Created attachment 190734 [details] [review] Patch Whenever we find a collision we delete the old entry and insert a new one. I have also a different and a bit more complicated approach in some other patch. Basically I keep track of every single entry with the same key in linked lists. The code works fine but it adds some extra complexity to the code just to handle a not very common scenario IMO. That's why I uploaded a simpler version of the patch that just discards the old entry with the same key.
Comment on attachment 190734 [details] [review] Patch >+ guint key; >+ char *filename = g_strdup_printf ("%s%s%"G_GUINT32_FORMAT, cache->priv->cache_dir, >+ G_DIR_SEPARATOR_S, entry->key); entry->key is a guint, not a guint32. Although based on the previous (version 4) patch, maybe you meant for entry->key to be guint32? Either way, G_GUINT32_FORMAT is just ugly. I'd use "%u" and "(guint)entry->key". >+soup_cache_entry_free (SoupCacheEntry *entry, GFile *file) > { >- if (purge) { >- GFile *file = g_file_new_for_path (entry->filename); >+ if (file) { > g_file_delete (file, NULL, NULL); > g_object_unref (file); It's slightly odd to unref file here, so you should add a comment before the function noting that it does that. >+ entry->response_time = response_time; hm. why did that get moved?
(In reply to comment #5) > (From update of attachment 190734 [details] [review]) > >+ guint key; > > >+ char *filename = g_strdup_printf ("%s%s%"G_GUINT32_FORMAT, cache->priv->cache_dir, > >+ G_DIR_SEPARATOR_S, entry->key); > > entry->key is a guint, not a guint32. Although based on the previous (version > 4) patch, maybe you meant for entry->key to be guint32? Right we should force it to be 32bit. > Either way, G_GUINT32_FORMAT is just ugly. I'd use "%u" and > "(guint)entry->key". > I agree that looks ugly but what would happen for architectures were the "%u" does not mean a 32bit usigned int, but 64 or 16 for example ? > >+soup_cache_entry_free (SoupCacheEntry *entry, GFile *file) > > { > >- if (purge) { > >- GFile *file = g_file_new_for_path (entry->filename); > >+ if (file) { > > g_file_delete (file, NULL, NULL); > > g_object_unref (file); > > It's slightly odd to unref file here, so you should add a comment before the > function noting that it does that. Yeah I also think that is a good idea to free the memory in the same block where it is reserved, but knowing that it's a private function I deciced to move it there. I'll add the comment as it's good to explain it. > >+ entry->response_time = response_time; > > hm. why did that get moved? Actually it didn't get removed I'm just moving it up from a few lines bellow. It was a bug in the old code I think, because we were setting the response_time only if we found the "Date" header and we have to do it always.

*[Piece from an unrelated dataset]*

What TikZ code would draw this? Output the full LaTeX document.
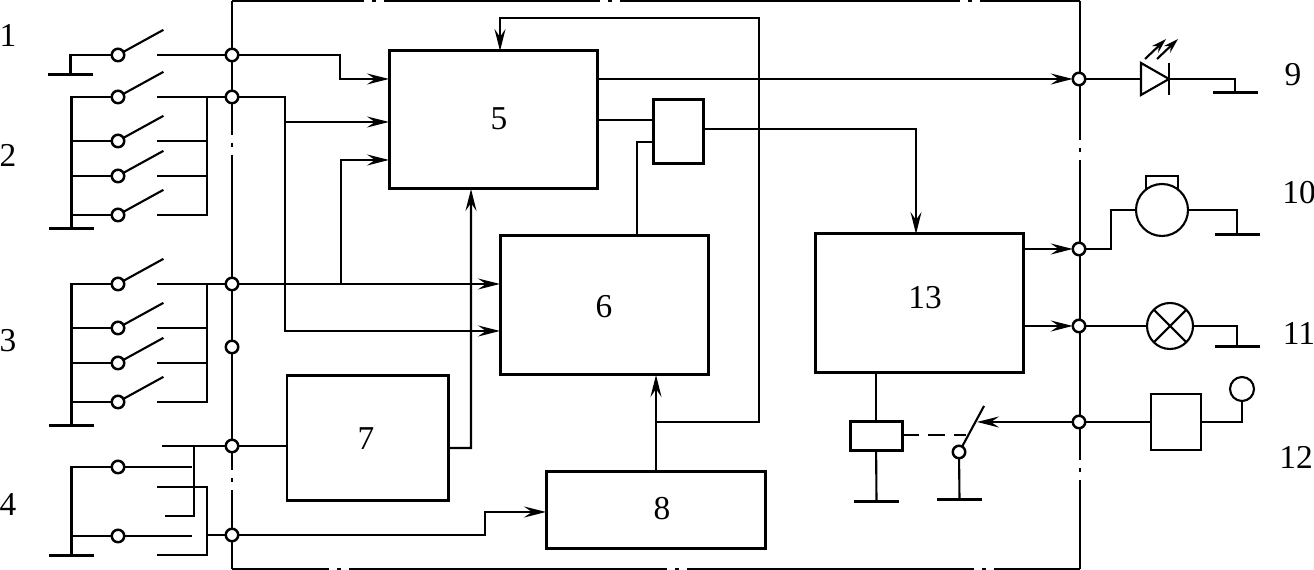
\documentclass[tikz,border=0pt]{standalone}
\usepackage{fontspec}
\setmainfont{Liberation Serif}
\usetikzlibrary{arrows.meta, positioning, calc}

\begin{document}
\begin{tikzpicture}[
    line width=0.6pt,
    >={Stealth[length=0.22cm, width=0.11cm, inset=0.08cm]},
    block/.style={rectangle, draw, line width=0.85pt, inner sep=0pt, outer sep=0pt},
    plainbox/.style={rectangle, draw, inner sep=0pt, outer sep=0pt},
    term/.style={circle, draw, fill=white, line width=0.7pt, minimum size=0.125cm, inner sep=0pt, outer sep=0pt},
    gnd/.style={rectangle, fill=black, minimum width=0.45cm, minimum height=0.03cm, inner sep=0pt, outer sep=0pt},
    round/.style={circle, draw, inner sep=0pt, outer sep=0pt},
    num/.style={font=\fontsize{9.5}{12}\selectfont, inner sep=0pt},
    arrow/.style={->},
]

\useasboundingbox (0, 0) rectangle (13.14, -5.70);

% === Frame, broken by dash-dots ===

\draw[line width=0.75pt] (2.32, -0.01) -- (3.64, -0.01) (3.72, -0.01) -- (3.76, -0.01)
    (3.84, -0.01) -- (6.00, -0.01) (6.08, -0.01) -- (6.12, -0.01)
    (6.20, -0.01) -- (9.60, -0.01) (9.68, -0.01) -- (9.72, -0.01)
    (9.80, -0.01) -- (10.80, -0.01);
\draw[line width=0.75pt] (10.80, -0.01) -- (10.80, -1.40) (10.80, -1.48) -- (10.80, -1.52)
    (10.80, -1.60) -- (10.80, -4.60) (10.80, -4.68) -- (10.80, -4.72)
    (10.80, -4.80) -- (10.80, -5.69);
\draw[line width=0.75pt] (2.32, -5.69) -- (3.29, -5.69) (3.37, -5.69) -- (3.41, -5.69)
    (3.49, -5.69) -- (6.67, -5.69) (6.75, -5.69) -- (6.79, -5.69)
    (6.87, -5.69) -- (9.74, -5.69) (9.82, -5.69) -- (9.86, -5.69)
    (9.94, -5.69) -- (10.80, -5.69);
\draw[line width=0.75pt] (2.32, -0.01) -- (2.32, -1.35) (2.32, -1.43) -- (2.32, -1.47)
    (2.32, -1.55) -- (2.32, -4.70) (2.32, -4.78) -- (2.32, -4.82)
    (2.32, -4.90) -- (2.32, -5.69);

% === Blocks ===

\node[block, minimum width=2.08cm, minimum height=1.38cm] (b5) at (4.93, -1.20) {};
\node[block, minimum width=2.08cm, minimum height=1.39cm] (b6) at (6.04, -3.055) {};
\node[block, minimum width=1.61cm, minimum height=1.25cm] (b7) at (3.675, -4.385) {};
\node[block, minimum width=2.19cm, minimum height=0.77cm] (b8) at (6.555, -5.105) {};
\node[block, minimum width=2.08cm, minimum height=1.39cm] (b13) at (9.19, -3.035) {};
\node[block, minimum width=0.50cm, minimum height=0.64cm] (gate) at (6.78, -1.32) {};

\node[num] at (4.99, -1.19) {5};
\node[num] at (6.04, -3.07) {6};
\node[num] at (3.66, -4.39) {7};
\node[num] at (6.62, -5.09) {8};
\node[num] at (9.25, -2.98) {13};

% Outer numbers
\node[num] at (0.08, -0.35) {1};
\node[num] at (0.08, -1.55) {2};
\node[num] at (0.08, -3.41) {3};
\node[num] at (0.08, -5.05) {4};
\node[num] at (12.93, -0.75) {9};
\node[num] at (12.99, -1.93) {10};
\node[num] at (12.99, -3.33) {11};
\node[num] at (12.96, -4.57) {12};

% === Terminals on the frame ===

\node[term] (t1) at (2.32, -0.55) {};
\node[term] (t2) at (2.32, -0.97) {};
\node[term] (t3) at (2.32, -2.84) {};
\node[term] (t0) at (2.32, -3.47) {};
\node[term] (t4) at (2.32, -4.46) {};
\node[term] (t5) at (2.32, -5.35) {};
\node[term] (t9) at (10.79, -0.79) {};
\node[term] (t10) at (10.79, -2.49) {};
\node[term] (t11) at (10.79, -3.26) {};
\node[term] (t12) at (10.79, -4.22) {};

% === LEFT SIDE: switch groups ===

\node[gnd] (g1) at (0.705, -0.75) {};
\node[gnd] (g2) at (0.715, -2.29) {};
\node[gnd] (g3) at (0.715, -4.26) {};
\node[gnd] (g4) at (0.715, -5.56) {};

\node[term] (s1) at (1.18, -0.55) {};
\node[term] (s21) at (1.18, -0.97) {};
\node[term] (s22) at (1.18, -1.41) {};
\node[term] (s23) at (1.18, -1.76) {};
\node[term] (s24) at (1.18, -2.15) {};
\node[term] (s31) at (1.18, -2.84) {};
\node[term] (s32) at (1.18, -3.28) {};
\node[term] (s33) at (1.18, -3.63) {};
\node[term] (s34) at (1.18, -4.02) {};
\node[term] (s41) at (1.18, -4.67) {};
\node[term] (s42) at (1.18, -5.36) {};

\draw (s1.30) -- ++(0.40, 0.22);
\draw (s21.30) -- ++(0.40, 0.22);
\draw (s22.30) -- ++(0.40, 0.22);
\draw (s23.30) -- ++(0.40, 0.22);
\draw (s24.30) -- ++(0.40, 0.22);
\draw (s31.30) -- ++(0.40, 0.22);
\draw (s32.30) -- ++(0.40, 0.22);
\draw (s33.30) -- ++(0.40, 0.22);
\draw (s34.30) -- ++(0.40, 0.22);

% Group 1
\draw (s1) -| (g1);
\draw (t1) -- (1.57, -0.55);

% Group 2
\draw (s21) -| (g2);
\draw (s22) -- (s22 -| g2);
\draw (s23) -- (s23 -| g2);
\draw (s24) -- (s24 -| g2);
\draw (t2) -- (1.57, -0.97);
\draw (2.07, -0.97) -- (2.07, -2.15) -- (1.57, -2.15);
\draw (1.57, -1.41) -- (2.07, -1.41);
\draw (1.57, -1.76) -- (2.07, -1.76);

% Group 3
\draw (s31) -| (g3);
\draw (s32) -- (s32 -| g3);
\draw (s33) -- (s33 -| g3);
\draw (s34) -- (s34 -| g3);
\draw (t3) -- (1.57, -2.84);
\draw (2.07, -2.84) -- (2.07, -4.02) -- (1.57, -4.02);
\draw (1.57, -3.28) -- (2.07, -3.28);
\draw (1.57, -3.63) -- (2.07, -3.63);

% Group 4
\draw (s41) -| (g4);
\draw (s42) -- (s42 -| g4);
\draw (s41) -- (1.92, -4.67);
\draw (s42) -- (1.92, -5.36);
\draw (t4) -- (1.62, -4.46);
\draw (1.94, -4.46) -- (1.94, -5.16) -- (1.65, -5.16);
\draw (1.57, -4.87) -- (2.07, -4.87) -- (2.07, -5.55) -- (1.57, -5.55);
\draw (t5) -- (2.07, -5.35);

% === Signals into the blocks ===

\draw[arrow] (t1) -- ++(1.08, 0) |- (b5.west |- 0, -0.79);
\draw[arrow] (2.85, -1.22) -- (b5.west |- 0, -1.22);
\draw[arrow] (t2) -- ++(0.53, 0) |- (b6.west |- 0, -3.31);
\draw[arrow] (t3) -- (t3 -| b6.west);
\draw[arrow] (3.41, -2.84) |- (b5.west |- 0, -1.60);
\draw (t4) -- (t4 -| b7.west);
\draw[arrow] (b7.east |- 0, -4.48) -- ++(0.23, 0) -- (b5.south -| 4.71, 0);
\draw[arrow] (t5) -- ++(2.53, 0) |- (b8.west |- 0, -5.12);
\draw[arrow] (b8.north -| 6.56, 0) -- (b6.south -| 6.56, 0);
\draw[arrow] (6.56, -4.22) -| (7.59, -0.18) -| (b5.north -| 5.00, 0);

% === Signals out of the blocks ===

\draw (b5.east) -- (b5.east -| gate.west);
\draw (b6.north -| 6.37, 0) |- (gate.west |- 0, -1.42);
\draw[arrow] (gate.east |- 0, -1.29) -| (b13.north -| 9.16, 0);
\draw[arrow] (b5.east |- t9) -- (t9);
\draw[arrow] (b13.east |- t10) -- (t10);
\draw[arrow] (b13.east |- t11) -- (t11);

% === RIGHT SIDE: loads ===

% Diode
\coordinate (da) at (11.41, -0.79);
\coordinate (dk) at (11.69, -0.79);
\node[gnd] (g9) at (12.35, -0.93) {};
\draw (t9) -- (da);
\draw (11.41, -0.63) -- (dk) -- (11.41, -0.95) -- cycle;
\draw (11.69, -0.63) -- (11.69, -0.95);
\draw (dk) -| (g9);
\draw[->, >={Stealth[length=0.15cm, width=0.09cm, inset=0.05cm]}] (11.45, -0.59) -- (11.66, -0.39);
\draw[->, >={Stealth[length=0.15cm, width=0.09cm, inset=0.05cm]}] (11.57, -0.59) -- (11.78, -0.39);

% Motor
\node[round, minimum size=0.52cm] (motor) at (11.62, -2.10) {};
\node[gnd] (g10) at (12.37, -2.35) {};
\draw (t10) -- ++(0.32, 0) |- (motor);
\draw (motor) -| (g10);
\draw (11.46, -1.90) -- (11.46, -1.76) -- (11.78, -1.76) -- (11.78, -1.90);

% Lamp
\node[round, minimum size=0.46cm] (lamp) at (11.70, -3.26) {};
\node[gnd] (g11) at (12.37, -3.47) {};
\draw (t11) -- (lamp);
\draw (lamp) -| (g11);
\draw (lamp.45) -- (lamp.225);
\draw (lamp.135) -- (lamp.315);

% Sensor input
\node[plainbox, minimum width=0.50cm, minimum height=0.56cm] (sens) at (11.76, -4.22) {};
\node[round, minimum size=0.24cm] (ant) at (12.42, -3.89) {};
\draw (t12) -- (sens);
\draw (sens) -| (ant);

% Relay and its contact
\node[block, minimum width=0.52cm, minimum height=0.29cm] (relay) at (8.76, -4.365) {};
\node[term] (s12) at (9.59, -4.52) {};
\node[gnd] (g13) at (8.765, -5.02) {};
\node[gnd] (g12) at (9.595, -5.00) {};
\draw (relay |- b13.south) -- (relay);
\draw (relay) -- (g13);
\draw (s12) -- (g12);
\draw (s12.60) -- (9.84, -4.06);
\draw[arrow] (t12) -- (9.77, -4.22);
\draw[dash pattern=on 0.17cm off 0.09cm] (relay.east |- 0, -4.35) -- (9.66, -4.35);

\end{tikzpicture}
\end{document}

(In reply to comment #6) > > Either way, G_GUINT32_FORMAT is just ugly. I'd use "%u" and > > "(guint)entry->key". > > > > I agree that looks ugly but what would happen for architectures were the "%u" > does not mean a 32bit usigned int, but 64 or 16 for example ? right, that's why I said the "(guint)entry->key" part. (ie, cast entry->key to guint when passing it to printf, so that it is a %u when printf sees it.) Also, FWIW, glib won't work on systems where int is 16 bits.
Created attachment 191215 [details] [review] Patch
Committed d6c9aaac9c6c156391f8ee73e1cae353af9d2bed.